Owner/Licensor: American Greetings
Description: A collection of animated characters with different personalities (including Cool Dude and Hug and Disco Diva), which were created by a team of designers from Carlton Cards U.K.
Demo: American Greetings is positioning it as an aspirational property with appeal for girls and boys in their tweens and up.
Concept: series of six main and 23 secondary characters-all brightly colored and stick-figure-like, with distinct characteristics. The property taps into the alter-ego craze wherein kids wear different shirts depending on mood
The latest: Viacom Consumer Products has signed on as licensing agent and will spearhead the licensing and merchandising program. Several licensees have already been signed in key categories, and there is talk of an animated series or a comic strip.
The Bubblegum property will fit a finicky tween niche that hasn’t really been fulfilled, says Mike Brown, VP of licensing for American Greetings. Launched in the U.K. in 1996, it has since racked up 20 licensees in 15 categories. Its Web site, www.bubblegumonline.com, has snagged nine to 10 million hits a month since its November launch. Brown sees the program starting with novelty, gift, stationery and apparel, with a big push for back-to-school 2000. New licensees include: New York’s Giant for apparel; Florida’s Play Along for novelty plush and PVC figurines; San Rafael, California’s Cedco Publishing for journals, student planners, etc.; Pennsylvania’s Plymouth for portfolios, school supplies and notebooks; and Chicago’s M&D Industries of for Mylar balloons.
Terri Helton, senior VP of domestic licensing for Viacom Consumer Products, says that because the property will likely have more girl appeal, Viacom may develop a boy character to appeal to the male buyer. Brown adds that with retail shelves crowded with preschool offerings, the market is ready for a tween property, as long as it doesn’t pander to kids and tell them what’s cool. To him, Bubblegum is all about attitude.
Market Reality Check:
According to Gary Caplan, a Los Angeles-based licensing consultant, the property has potential, depending on how it is positioned.

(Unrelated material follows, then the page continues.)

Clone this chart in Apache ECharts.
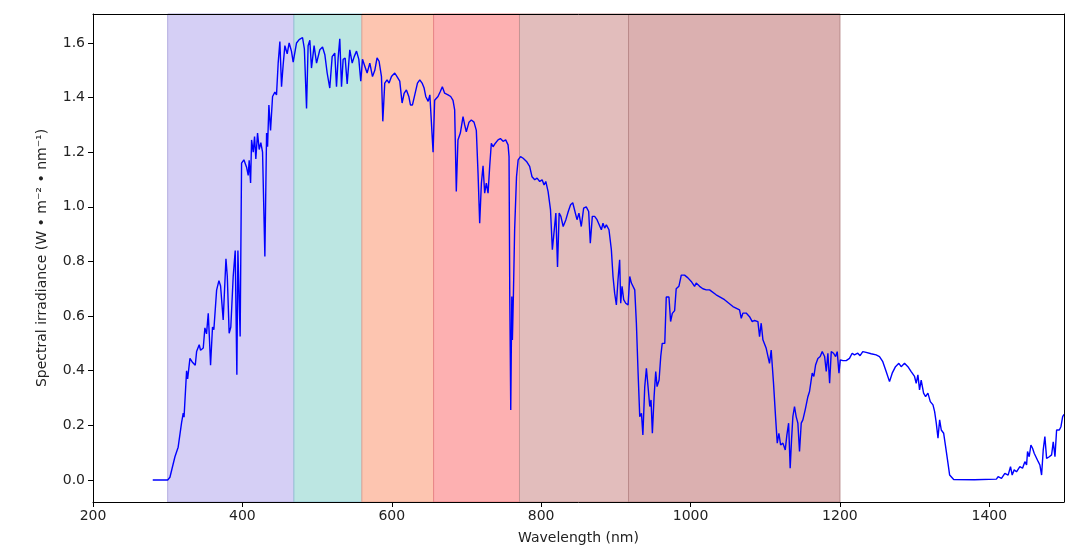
<!DOCTYPE html>
<html>
<head>
<meta charset="utf-8">
<script src="https://cdn.jsdelivr.net/npm/echarts@6/dist/echarts.min.js"></script>
<style>
html,body{margin:0;padding:0;background:#fff;}
#chart{width:1087px;height:553px;}
</style>
</head>
<body>
<div id="chart"></div>
<script>
// Wavelength (nm)
const wavelength = [280,300,303,309.7,314,318.6,320.8,321.9,325.3,326.7,329.8,333.4,336.9,338.7,342.2,344,347.6,349.8,352,354.3,355.7,357.4,360,361.8,365.5,368.6,370.8,374.3,378,379.8,382.3,384.5,387.7,390.4,391.3,392.6,394,395.8,397,398.9,402,405.6,407.8,409.1,411,412.3,414.5,416.3,418,420.3,422.5,424.7,427,430.1,432.4,433.7,435.5,437.7,440.4,443.5,445.7,447.9,450.2,452.4,454.6,456.9,460,462.6,465.7,468,472.5,476,480.5,483,485.9,488,490.3,492.5,496,499.3,503.7,507.3,510.4,513.5,517,520.2,523.7,526,528.2,530.4,532.7,534.9,537.6,540.3,543.8,547,549.7,552.8,555.9,558.5,560.8,563.9,567,570.6,574.2,577.3,580.3,583,586.2,588,590.6,593.7,596.4,599.6,604,607,610.7,613.8,616.5,619.6,622.8,625,627.7,630.8,634.4,637.5,640.6,643.3,645.5,648.7,651,653.2,655.3,657.4,661.9,665,667.7,670.8,675.3,678.9,682,684.2,686.4,688.6,691.8,695.4,697.6,699.8,703.4,706.5,710.1,713.2,715.5,717.7,720,722.2,724.4,726.6,728.9,731.1,733.3,735.6,738.7,742.3,745.4,749,752.5,755.7,757,758,759.3,760.7,761.5,762.9,764.5,767,769.2,772.4,775.9,780.4,784.6,787.8,791.4,794.5,798.1,801.3,803.9,806.2,809.3,812.5,815,817.5,819.7,821.9,824.1,826.4,829.5,833.1,836.3,839.4,842.3,844.8,848,850.6,853.7,856.9,860.4,863.6,865.8,868.5,871.6,874.8,877.4,880.6,882.8,885,887.3,890.8,894,896.2,898.4,900.7,902.9,905.1,906.5,908.3,910.5,913.2,916.4,918.6,920.8,923,925.3,927.5,929.8,932,934.3,936.2,938.7,940.9,943.1,945.4,947.1,948.9,951.2,953.4,955.2,957.9,960.1,962.1,965.5,967.5,971.1,973.3,975.6,978.7,980.8,984.4,987.6,992,996.5,1000.9,1005.4,1007.6,1012.1,1016.5,1021,1025.5,1034.3,1045.5,1056.7,1065.6,1067.9,1070.1,1074.5,1079,1082.6,1085.7,1090.2,1092.4,1094.6,1096.9,1099.1,1101.3,1103.6,1105.7,1108,1109.4,1111.1,1113.8,1116.1,1118.3,1120.6,1123.7,1126.8,1129,1131.3,1133.4,1135.2,1137,1139.2,1141.4,1143.7,1145.9,1148.2,1150.4,1153.5,1157.1,1159.3,1162.9,1165.1,1167.4,1170.5,1173.6,1176.3,1179.5,1181.7,1183.9,1186.2,1188.4,1191.5,1194.2,1196.4,1198.7,1200.5,1204,1208.4,1212.8,1216.4,1219.4,1223.9,1227,1230.6,1235.1,1241.8,1248.5,1253,1257.4,1261.9,1266.4,1270,1274.4,1278.9,1282,1286.5,1291,1295.4,1299.9,1302.1,1304.4,1306.6,1308.8,1312,1314.7,1317.8,1321,1324.6,1326.8,1329,1331.3,1333.5,1335.7,1338.9,1341.5,1344.7,1346.9,1349.1,1352.3,1380,1409.5,1411.8,1416.3,1420.8,1425.2,1428.4,1430.6,1433.3,1436.4,1440.9,1444.5,1447.6,1449.9,1451.2,1453.4,1455.7,1457.9,1460.1,1462.4,1465.5,1467.7,1470,1472.2,1474.4,1476.7,1480.3,1483.4,1485.6,1487.9,1490.1,1493.7,1495.9,1498.2,1500];
// Spectral irradiance (W m-2 nm-1)
const irradiance = [0,0,0.01,0.085,0.12,0.21,0.245,0.23,0.40,0.37,0.445,0.43,0.42,0.47,0.495,0.475,0.483,0.557,0.535,0.61,0.53,0.42,0.56,0.55,0.695,0.73,0.71,0.586,0.81,0.745,0.537,0.56,0.745,0.84,0.65,0.385,0.84,0.845,0.525,1.16,1.172,1.145,1.115,1.17,1.087,1.245,1.20,1.257,1.175,1.27,1.21,1.235,1.2,0.818,1.27,1.22,1.373,1.28,1.404,1.42,1.41,1.526,1.605,1.44,1.52,1.59,1.56,1.60,1.57,1.53,1.60,1.612,1.62,1.578,1.36,1.59,1.61,1.508,1.59,1.526,1.575,1.585,1.557,1.49,1.435,1.55,1.563,1.44,1.545,1.615,1.44,1.54,1.545,1.45,1.575,1.526,1.55,1.57,1.54,1.46,1.54,1.515,1.49,1.526,1.477,1.50,1.545,1.533,1.477,1.313,1.453,1.465,1.453,1.477,1.49,1.477,1.46,1.38,1.415,1.428,1.404,1.373,1.373,1.41,1.453,1.465,1.453,1.435,1.404,1.386,1.41,1.404,1.2,1.39,1.404,1.422,1.44,1.416,1.41,1.404,1.39,1.355,1.056,1.245,1.27,1.33,1.30,1.275,1.31,1.318,1.31,1.28,1.123,0.94,1.087,1.15,1.05,1.087,1.05,1.148,1.233,1.22,1.233,1.245,1.25,1.24,1.245,1.227,1.184,0.672,0.256,0.672,0.513,0.685,0.916,1.11,1.172,1.184,1.178,1.166,1.148,1.11,1.099,1.105,1.093,1.099,1.08,1.093,1.056,0.99,0.843,0.836,0.977,0.78,0.977,0.965,0.928,0.953,0.983,1.008,1.015,1.02,0.953,0.977,0.928,0.995,1.0,0.983,0.867,0.965,0.965,0.953,0.958,0.916,0.94,0.922,0.934,0.916,0.843,0.745,0.684,0.641,0.733,0.806,0.647,0.709,0.66,0.647,0.641,0.745,0.721,0.727,0.696,0.574,0.391,0.232,0.244,0.165,0.342,0.409,0.342,0.269,0.293,0.171,0.305,0.397,0.342,0.366,0.452,0.50,0.50,0.67,0.67,0.58,0.61,0.62,0.70,0.709,0.75,0.75,0.74,0.727,0.709,0.721,0.709,0.70,0.696,0.696,0.678,0.66,0.635,0.623,0.592,0.611,0.611,0.598,0.58,0.584,0.58,0.525,0.574,0.513,0.513,0.482,0.476,0.427,0.476,0.42,0.354,0.232,0.135,0.171,0.128,0.135,0.11,0.165,0.208,0.043,0.146,0.232,0.269,0.232,0.208,0.104,0.208,0.22,0.257,0.305,0.324,0.391,0.379,0.421,0.445,0.452,0.47,0.452,0.397,0.464,0.354,0.47,0.464,0.452,0.47,0.391,0.44,0.437,0.437,0.445,0.464,0.458,0.464,0.455,0.47,0.467,0.462,0.458,0.452,0.433,0.397,0.36,0.391,0.415,0.427,0.415,0.427,0.415,0.397,0.379,0.354,0.385,0.33,0.366,0.318,0.305,0.318,0.287,0.275,0.25,0.208,0.153,0.22,0.183,0.171,0.122,0.061,0.018,0.012,0.002,0.001,0.003,0.012,0.006,0.024,0.018,0.049,0.018,0.037,0.03,0.049,0.043,0.067,0.055,0.104,0.085,0.128,0.116,0.098,0.104,0.067,0.055,0.018,0.11,0.159,0.079,0.085,0.092,0.14,0.085,0.183,0.183,0.195,0.232,0.24];
// Spectral bands (nm)
const bandEdges = [300, 469, 560, 656, 771, 917, 1200];
const bandColors = ['#d5cff5', '#bce6e2', '#fdc5b0', '#fdb0b1', '#e2bdbc', '#dbb0b0'];
const bandBorders = ['#b3addf', '#95c6d6', '#e3a393', '#e88587', '#c49594', '#b98a8a'];
const xTicks = [200, 400, 600, 800, 1000, 1200, 1400];
const yTicks = [0, 0.2, 0.4, 0.6, 0.8, 1.0, 1.2, 1.4, 1.6];

const lineData = wavelength.map((w, i) => [w, irradiance[i]]);
const areas = [];
for (let i = 0; i < bandColors.length; i++) {
  areas.push([
    { xAxis: bandEdges[i], itemStyle: { color: bandColors[i], borderColor: bandBorders[i], borderWidth: 1 } },
    { xAxis: bandEdges[i + 1] }
  ]);
}

const font = 'DejaVu Sans';
const txt = '#222';
const chart = echarts.init(document.getElementById('chart'), null, { renderer: 'canvas' });
chart.setOption({
  animation: false,
  backgroundColor: '#fff',
  grid: { left: 93, right: 23, top: 14, bottom: 51 },
  xAxis: [{
    type: 'value', min: 200, max: 1500, z: 10,
    name: 'Wavelength (nm)', nameLocation: 'middle', nameGap: 29,
    nameTextStyle: { fontFamily: font, fontSize: 14, color: txt },
    axisLine: { show: true, onZero: false, lineStyle: { color: '#000', width: 1 } },
    axisTick: { show: true, length: 5, customValues: xTicks, lineStyle: { color: '#000' } },
    axisLabel: { customValues: xTicks, fontFamily: font, fontSize: 14, color: txt, margin: 7,
      formatter: v => String(v) },
    splitLine: { show: false }
  }, {
    type: 'value', min: 200, max: 1500, position: 'top', z: 10,
    axisLine: { show: true, onZero: false, lineStyle: { color: '#000', width: 1 } },
    axisTick: { show: false }, axisLabel: { show: false }, splitLine: { show: false }
  }],
  yAxis: [{
    type: 'value', min: -0.0806, max: 1.706, z: 10,
    name: 'Spectral irradiance (W • m\u207B\u00B2 • nm\u207B\u00B9)', nameLocation: 'middle', nameGap: 44,
    nameTextStyle: { fontFamily: font, fontSize: 14, color: txt },
    axisLine: { show: true, onZero: false, lineStyle: { color: '#000', width: 1 } },
    axisTick: { show: true, length: 5, customValues: yTicks, lineStyle: { color: '#000' } },
    axisLabel: { customValues: yTicks, fontFamily: font, fontSize: 14, color: txt, margin: 8,
      formatter: v => Number(v).toFixed(1) },
    splitLine: { show: false }
  }, {
    type: 'value', min: -0.0806, max: 1.706, position: 'right', z: 10,
    axisLine: { show: true, onZero: false, lineStyle: { color: '#000', width: 1 } },
    axisTick: { show: false }, axisLabel: { show: false }, splitLine: { show: false }
  }],
  series: [{
    type: 'line', z: 1, data: [], silent: true,
    markArea: { silent: true, data: areas }
  }, {
    type: 'line', z: 5, data: lineData, showSymbol: false, symbol: 'none',
    lineStyle: { color: '#0000ff', width: 1.4 }, itemStyle: { color: '#0000ff' }
  }]
});
</script>
</body>
</html>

‘Bubblegum has an opportunity to fill a void in marketing products for girls. It would depend on American Greetings being able to build exposure and affection through their expert marketing skills. They’ve done it before.’ American Greetings created other original properties like Strawberry Shortcake and Care Bears, which became licensing sensations.
Woody Browne, also a consultant and principal of New Jersey-based Building Q, says he likes the property (although he is involved since his client is Giant), because it’s got a niche opportunity. Plus, it’s sliding into the marketplace quietly, ‘not like the Second Coming.’ He predicts it will skew more girl, but will be popular because of the unique look of the characters.